* GIVEN EXERCISE *
Your task is to transcribe the data in full.

— start of DATA EXTRACT —

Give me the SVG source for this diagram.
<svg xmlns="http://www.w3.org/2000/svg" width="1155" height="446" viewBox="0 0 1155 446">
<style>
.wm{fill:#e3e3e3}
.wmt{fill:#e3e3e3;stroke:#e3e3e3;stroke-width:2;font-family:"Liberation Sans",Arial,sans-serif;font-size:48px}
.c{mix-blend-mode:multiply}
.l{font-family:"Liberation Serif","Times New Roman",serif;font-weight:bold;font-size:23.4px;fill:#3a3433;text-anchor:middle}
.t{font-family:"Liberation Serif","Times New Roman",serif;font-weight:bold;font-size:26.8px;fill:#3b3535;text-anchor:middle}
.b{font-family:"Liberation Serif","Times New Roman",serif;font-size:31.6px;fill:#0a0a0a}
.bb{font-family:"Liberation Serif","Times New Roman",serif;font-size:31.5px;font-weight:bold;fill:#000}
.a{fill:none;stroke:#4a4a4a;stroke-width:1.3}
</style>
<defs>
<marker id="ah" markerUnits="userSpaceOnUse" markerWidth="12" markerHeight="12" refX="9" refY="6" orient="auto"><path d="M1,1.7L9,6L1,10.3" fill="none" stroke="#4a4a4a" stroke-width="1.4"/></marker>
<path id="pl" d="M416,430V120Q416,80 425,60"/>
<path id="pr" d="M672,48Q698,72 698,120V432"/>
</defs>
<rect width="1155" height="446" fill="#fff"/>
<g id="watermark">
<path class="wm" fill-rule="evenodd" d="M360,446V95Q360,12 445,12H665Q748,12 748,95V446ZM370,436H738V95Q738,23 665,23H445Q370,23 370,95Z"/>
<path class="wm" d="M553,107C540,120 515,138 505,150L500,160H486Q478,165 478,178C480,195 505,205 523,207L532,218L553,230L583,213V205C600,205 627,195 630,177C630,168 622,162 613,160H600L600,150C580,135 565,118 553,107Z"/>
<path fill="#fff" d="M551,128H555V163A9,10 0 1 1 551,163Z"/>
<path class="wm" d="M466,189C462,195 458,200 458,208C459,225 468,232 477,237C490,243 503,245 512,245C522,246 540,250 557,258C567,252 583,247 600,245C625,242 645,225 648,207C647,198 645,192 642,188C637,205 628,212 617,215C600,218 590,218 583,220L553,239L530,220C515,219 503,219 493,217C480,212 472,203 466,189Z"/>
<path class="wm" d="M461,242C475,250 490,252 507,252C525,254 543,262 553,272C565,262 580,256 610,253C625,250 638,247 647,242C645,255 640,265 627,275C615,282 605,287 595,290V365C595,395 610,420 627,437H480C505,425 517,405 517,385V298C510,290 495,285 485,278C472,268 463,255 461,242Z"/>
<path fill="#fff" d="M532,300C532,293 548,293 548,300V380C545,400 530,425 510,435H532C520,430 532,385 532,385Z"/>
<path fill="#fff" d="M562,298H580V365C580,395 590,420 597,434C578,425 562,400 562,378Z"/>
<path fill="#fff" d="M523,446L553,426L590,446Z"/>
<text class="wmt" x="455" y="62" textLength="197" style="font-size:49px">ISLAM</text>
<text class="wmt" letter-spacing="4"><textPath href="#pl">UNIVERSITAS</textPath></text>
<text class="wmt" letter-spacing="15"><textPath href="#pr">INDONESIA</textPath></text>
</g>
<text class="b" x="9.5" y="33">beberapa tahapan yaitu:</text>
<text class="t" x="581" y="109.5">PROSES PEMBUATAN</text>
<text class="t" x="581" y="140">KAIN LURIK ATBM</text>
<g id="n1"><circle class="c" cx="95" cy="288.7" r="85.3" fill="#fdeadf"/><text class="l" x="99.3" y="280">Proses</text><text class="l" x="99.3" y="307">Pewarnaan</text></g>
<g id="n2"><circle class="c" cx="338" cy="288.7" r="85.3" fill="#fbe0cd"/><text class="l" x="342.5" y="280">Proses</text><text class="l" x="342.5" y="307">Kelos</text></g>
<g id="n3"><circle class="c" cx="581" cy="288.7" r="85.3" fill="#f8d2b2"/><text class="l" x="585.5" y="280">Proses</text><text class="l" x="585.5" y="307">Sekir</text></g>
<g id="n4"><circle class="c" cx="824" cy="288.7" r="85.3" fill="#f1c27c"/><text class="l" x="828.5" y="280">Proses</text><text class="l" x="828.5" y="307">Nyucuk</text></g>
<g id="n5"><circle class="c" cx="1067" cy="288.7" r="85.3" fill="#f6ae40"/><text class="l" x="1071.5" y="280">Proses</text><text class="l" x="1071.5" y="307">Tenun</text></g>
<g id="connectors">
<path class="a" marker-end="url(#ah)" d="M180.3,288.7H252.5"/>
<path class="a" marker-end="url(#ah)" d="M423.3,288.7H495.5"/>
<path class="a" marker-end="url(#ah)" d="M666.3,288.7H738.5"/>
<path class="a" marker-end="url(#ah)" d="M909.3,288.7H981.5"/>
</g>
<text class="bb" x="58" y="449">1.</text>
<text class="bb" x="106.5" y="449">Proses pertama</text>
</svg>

— end of DATA EXTRACT —

* OUTPUT OF THE TASK *
Give me the SVG source for this diagram.
<svg xmlns="http://www.w3.org/2000/svg" width="1155" height="446" viewBox="0 0 1155 446">
<style>
.wm{fill:#e3e3e3}
.wmt{fill:#e3e3e3;stroke:#e3e3e3;stroke-width:2;font-family:"Liberation Sans",Arial,sans-serif;font-size:48px}
.c{mix-blend-mode:multiply}
.l{font-family:"Liberation Serif","Times New Roman",serif;font-weight:bold;font-size:23.4px;fill:#3a3433;text-anchor:middle}
.t{font-family:"Liberation Serif","Times New Roman",serif;font-weight:bold;font-size:26.8px;fill:#3b3535;text-anchor:middle}
.b{font-family:"Liberation Serif","Times New Roman",serif;font-size:31.6px;fill:#0a0a0a}
.bb{font-family:"Liberation Serif","Times New Roman",serif;font-size:31.5px;font-weight:bold;fill:#000}
.a{fill:none;stroke:#4a4a4a;stroke-width:1.3}
</style>
<defs>
<marker id="ah" markerUnits="userSpaceOnUse" markerWidth="12" markerHeight="12" refX="9" refY="6" orient="auto"><path d="M1,1.7L9,6L1,10.3" fill="none" stroke="#4a4a4a" stroke-width="1.4"/></marker>
<path id="pl" d="M416,430V120Q416,80 425,60"/>
<path id="pr" d="M672,48Q698,72 698,120V432"/>
</defs>
<rect width="1155" height="446" fill="#fff"/>
<g id="watermark">
<path class="wm" fill-rule="evenodd" d="M360,446V95Q360,12 445,12H665Q748,12 748,95V446ZM370,436H738V95Q738,23 665,23H445Q370,23 370,95Z"/>
<path class="wm" d="M553,107C540,120 515,138 505,150L500,160H486Q478,165 478,178C480,195 505,205 523,207L532,218L553,230L583,213V205C600,205 627,195 630,177C630,168 622,162 613,160H600L600,150C580,135 565,118 553,107Z"/>
<path fill="#fff" d="M551,128H555V163A9,10 0 1 1 551,163Z"/>
<path class="wm" d="M466,189C462,195 458,200 458,208C459,225 468,232 477,237C490,243 503,245 512,245C522,246 540,250 557,258C567,252 583,247 600,245C625,242 645,225 648,207C647,198 645,192 642,188C637,205 628,212 617,215C600,218 590,218 583,220L553,239L530,220C515,219 503,219 493,217C480,212 472,203 466,189Z"/>
<path class="wm" d="M461,242C475,250 490,252 507,252C525,254 543,262 553,272C565,262 580,256 610,253C625,250 638,247 647,242C645,255 640,265 627,275C615,282 605,287 595,290V365C595,395 610,420 627,437H480C505,425 517,405 517,385V298C510,290 495,285 485,278C472,268 463,255 461,242Z"/>
<path fill="#fff" d="M532,300C532,293 548,293 548,300V380C545,400 530,425 510,435H532C520,430 532,385 532,385Z"/>
<path fill="#fff" d="M562,298H580V365C580,395 590,420 597,434C578,425 562,400 562,378Z"/>
<path fill="#fff" d="M523,446L553,426L590,446Z"/>
<text class="wmt" x="455" y="62" textLength="197" style="font-size:49px">ISLAM</text>
<text class="wmt" letter-spacing="4"><textPath href="#pl">UNIVERSITAS</textPath></text>
<text class="wmt" letter-spacing="15"><textPath href="#pr">INDONESIA</textPath></text>
</g>
<text class="b" x="9.5" y="33">beberapa tahapan yaitu:</text>
<text class="t" x="581" y="109.5">PROSES PEMBUATAN</text>
<text class="t" x="581" y="140">KAIN LURIK ATBM</text>
<g id="n1"><circle class="c" cx="95" cy="288.7" r="85.3" fill="#fdeadf"/><text class="l" x="99.3" y="280">Proses</text><text class="l" x="99.3" y="307">Pewarnaan</text></g>
<g id="n2"><circle class="c" cx="338" cy="288.7" r="85.3" fill="#fbe0cd"/><text class="l" x="342.5" y="280">Proses</text><text class="l" x="342.5" y="307">Kelos</text></g>
<g id="n3"><circle class="c" cx="581" cy="288.7" r="85.3" fill="#f8d2b2"/><text class="l" x="585.5" y="280">Proses</text><text class="l" x="585.5" y="307">Sekir</text></g>
<g id="n4"><circle class="c" cx="824" cy="288.7" r="85.3" fill="#f1c27c"/><text class="l" x="828.5" y="280">Proses</text><text class="l" x="828.5" y="307">Nyucuk</text></g>
<g id="n5"><circle class="c" cx="1067" cy="288.7" r="85.3" fill="#f6ae40"/><text class="l" x="1071.5" y="280">Proses</text><text class="l" x="1071.5" y="307">Tenun</text></g>
<g id="connectors">
<path class="a" marker-end="url(#ah)" d="M180.3,288.7H252.5"/>
<path class="a" marker-end="url(#ah)" d="M423.3,288.7H495.5"/>
<path class="a" marker-end="url(#ah)" d="M666.3,288.7H738.5"/>
<path class="a" marker-end="url(#ah)" d="M909.3,288.7H981.5"/>
</g>
<text class="bb" x="58" y="449">1.</text>
<text class="bb" x="106.5" y="449">Proses pertama</text>
</svg>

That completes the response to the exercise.